Rambam’s client told him this story: Twenty years ago as a child, he had been molested by one of his grade school teachers, a trauma he never fully recovered from. “The client believes/d that pedophiles don’t ‘retire’ — I absolutely agree — and he wanted to prevent the target from molesting anyone else,” Rambam said in an email. “We were retained to investigate, gather evidence, and if evidence was found then convince the target to retire from teaching.”
So Rambam started looking into his target — now an assistant principal — and discovered the man was a Second Life user. Pallorium investigators logged into Second Life and tracked down the man’s avatar, only to discover his Second Life identity was a leather-clad dominatrix.
Not that there’s anything wrong with that. “The avatar by itself would not have been conclusive evidence of anything,” Rambam said. “The most significant evidence that we gathered was collected old-school: we identified other possible victims, interviewed them, and one person told a story very similar to what we’d heard from our client.”

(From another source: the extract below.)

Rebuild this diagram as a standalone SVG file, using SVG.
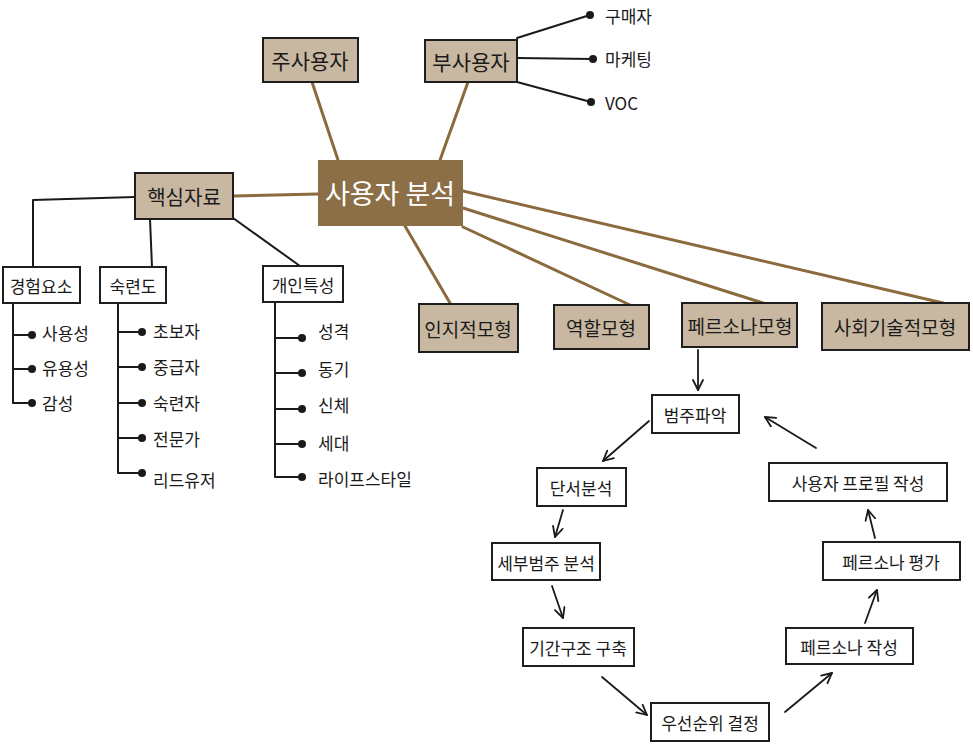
<svg xmlns="http://www.w3.org/2000/svg" width="973" height="744" viewBox="0 0 973 744">
<defs>
<style>
text{font-family:"Noto Sans CJK KR","Noto Sans",sans-serif;fill:#1a1a1a;}
.box{stroke:#1e1e1e;stroke-width:2;}
.tan{fill:#c9b8a1;}
.white{fill:#ffffff;}
.main{fill:#8c6f47;stroke:none;}
.br{stroke:#8b6a3e;stroke-width:3;fill:none;stroke-linecap:round;}
.bk{stroke:#1a1a1a;stroke-width:2;fill:none;stroke-linecap:round;stroke-linejoin:round;}
.ar{stroke:#1a1a1a;stroke-width:1.8;fill:none;stroke-linecap:round;marker-end:url(#ah);}
.c{text-anchor:middle;dominant-baseline:central;}
.l{dominant-baseline:central;font-size:17px;}
.dot{fill:#1a1a1a;}
</style>
<marker id="ah" viewBox="0 0 12 12" refX="11" refY="6" markerWidth="12" markerHeight="12" markerUnits="userSpaceOnUse" orient="auto">
<path d="M1,1 L11,6 L1,11" fill="none" stroke="#1a1a1a" stroke-width="1.8" stroke-linecap="round" stroke-linejoin="round"/>
</marker>
</defs>
<g id="connectors">
<line class="br" x1="312" y1="82" x2="338" y2="160"/>
<line class="br" x1="468" y1="82" x2="440" y2="160"/>
<line class="br" x1="233" y1="196" x2="318" y2="194"/>
<line class="br" x1="405" y1="226" x2="450" y2="303"/>
<line class="br" x1="463" y1="227" x2="630" y2="305"/>
<line class="br" x1="463" y1="208" x2="763" y2="303"/>
<line class="br" x1="463" y1="191" x2="943" y2="303"/>
<polyline class="bk" points="517,38 590,15"/>
<polyline class="bk" points="517,58 593,59"/>
<polyline class="bk" points="517,82 591,102"/>
<polyline class="bk" points="135,197 33,200 33,267"/>
<polyline class="bk" points="150,219 152,267"/>
<polyline class="bk" points="233,218 300,266"/>
<polyline class="bk" points="13,303 13,403 32,403"/>
<line class="bk" x1="13" y1="335" x2="32" y2="335"/>
<line class="bk" x1="13" y1="369" x2="32" y2="369"/>
<polyline class="bk" points="118,303 118,473 142,473"/>
<line class="bk" x1="118" y1="332" x2="142" y2="332"/>
<line class="bk" x1="118" y1="367" x2="142" y2="367"/>
<line class="bk" x1="118" y1="403" x2="142" y2="403"/>
<line class="bk" x1="118" y1="438" x2="142" y2="438"/>
<polyline class="bk" points="275,302 275,477 302,477"/>
<line class="bk" x1="275" y1="338" x2="302" y2="338"/>
<line class="bk" x1="275" y1="373" x2="302" y2="373"/>
<line class="bk" x1="275" y1="409" x2="302" y2="409"/>
<line class="bk" x1="275" y1="444" x2="302" y2="444"/>
<g class="dot">
<circle cx="590" cy="15" r="4"/><circle cx="593" cy="59" r="4"/><circle cx="591" cy="102" r="4"/>
<circle cx="32" cy="335" r="4"/><circle cx="32" cy="369" r="4"/><circle cx="32" cy="403" r="4"/>
<circle cx="142" cy="332" r="4"/><circle cx="142" cy="367" r="4"/><circle cx="142" cy="403" r="4"/><circle cx="142" cy="438" r="4"/><circle cx="142" cy="473" r="4"/>
<circle cx="302" cy="338" r="4"/><circle cx="302" cy="373" r="4"/><circle cx="302" cy="409" r="4"/><circle cx="302" cy="444" r="4"/><circle cx="302" cy="477" r="4"/>
</g>
<line class="ar" x1="698" y1="350" x2="698" y2="390"/>
<line class="ar" x1="649" y1="421" x2="603" y2="461"/>
<line class="ar" x1="563" y1="510" x2="555" y2="537"/>
<line class="ar" x1="552" y1="586" x2="563" y2="618"/>
<line class="ar" x1="602" y1="677" x2="647" y2="715"/>
<line class="ar" x1="785" y1="712" x2="832" y2="673"/>
<line class="ar" x1="865" y1="623" x2="877" y2="590"/>
<line class="ar" x1="875" y1="538" x2="868" y2="510"/>
<line class="ar" x1="816" y1="448" x2="765" y2="417"/>
</g>
<g id="n-main"><rect class="main" x="318" y="160" width="145" height="66"/><text class="c" x="390" y="192" style="fill:#fff;font-size:27px">사용자 분석</text></g>
<g id="n-primary"><rect class="box tan" x="263" y="38" width="95" height="44"/><text class="c" x="310" y="60" font-size="21">주사용자</text></g>
<g id="n-secondary"><rect class="box tan" x="425" y="40" width="92" height="42"/><text class="c" x="471" y="61" font-size="21">부사용자</text></g>
<g id="n-buyer"><text class="l" x="605" y="15">구매자</text></g>
<g id="n-marketing"><text class="l" x="605" y="58">마케팅</text></g>
<g id="n-voc"><text class="l" x="605" y="102">VOC</text></g>
<g id="n-core"><rect class="box tan" x="135" y="173" width="98" height="46"/><text class="c" x="184" y="196" font-size="20">핵심자료</text></g>
<g id="n-exp"><rect class="box white" x="3" y="267" width="77" height="36"/><text class="c" x="41" y="285" font-size="17">경험요소</text></g>
<g id="n-skill"><rect class="box white" x="100" y="267" width="66" height="36"/><text class="c" x="133" y="285" font-size="17">숙련도</text></g>
<g id="n-personal"><rect class="box white" x="263" y="266" width="80" height="36"/><text class="c" x="303" y="284" font-size="17">개인특성</text></g>
<g id="leaves-exp"><text class="l" x="42" y="332">사용성</text><text class="l" x="42" y="367">유용성</text><text class="l" x="42" y="402">감성</text></g>
<g id="leaves-skill"><text class="l" x="153" y="330">초보자</text><text class="l" x="153" y="366">중급자</text><text class="l" x="153" y="402">숙련자</text><text class="l" x="153" y="438">전문가</text><text class="l" x="153" y="479">리드유저</text></g>
<g id="leaves-personal"><text class="l" x="318" y="330">성격</text><text class="l" x="318" y="368">동기</text><text class="l" x="318" y="404">신체</text><text class="l" x="318" y="442">세대</text><text class="l" x="318" y="478">라이프스타일</text></g>
<g id="n-cognitive"><rect class="box tan" x="419" y="304" width="99" height="48"/><text class="c" x="468" y="328" font-size="19">인지적모형</text></g>
<g id="n-role"><rect class="box tan" x="554" y="305" width="95" height="44"/><text class="c" x="601" y="327" font-size="19">역할모형</text></g>
<g id="n-persona"><rect class="box tan" x="682" y="303" width="115" height="44"/><text class="c" x="740" y="325" font-size="19">페르소나모형</text></g>
<g id="n-sociotech"><rect class="box tan" x="822" y="303" width="147" height="47"/><text class="c" x="895" y="326" font-size="19">사회기술적모형</text></g>
<g id="n-c1"><rect class="box white" x="652" y="395" width="87" height="38"/><text class="c" x="695" y="414" font-size="17">범주파악</text></g>
<g id="n-c2"><rect class="box white" x="537" y="468" width="89" height="38"/><text class="c" x="581" y="487" font-size="17">단서분석</text></g>
<g id="n-c3"><rect class="box white" x="492" y="543" width="108" height="37"/><text class="c" x="546" y="562" font-size="17">세부범주 분석</text></g>
<g id="n-c4"><rect class="box white" x="523" y="628" width="111" height="38"/><text class="c" x="578" y="647" font-size="17">기간구조 구축</text></g>
<g id="n-c5"><rect class="box white" x="651" y="703" width="118" height="38"/><text class="c" x="710" y="722" font-size="17">우선순위 결정</text></g>
<g id="n-c6"><rect class="box white" x="786" y="628" width="127" height="36"/><text class="c" x="849" y="646" font-size="17">페르소나 작성</text></g>
<g id="n-c7"><rect class="box white" x="823" y="542" width="137" height="38"/><text class="c" x="891" y="561" font-size="17">페르소나 평가</text></g>
<g id="n-c8"><rect class="box white" x="769" y="463" width="178" height="38"/><text class="c" x="858" y="482" font-size="17">사용자 프로필 작성</text></g>
</svg>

But Second Life users should be aware, Rambam noted, that investigators are increasingly well-versed at using the virtual world.
Rambam caught a lucky break in tracking down the man. When Kevin Alderman hired private investigators to track the real-life identity of avatar Volkov Catteneo, Alderman had to work from IP addresses. Without giving away the tricks of his trade, Rambam said he came across his target’s avatar name “during a very preliminary phase of our investigation.”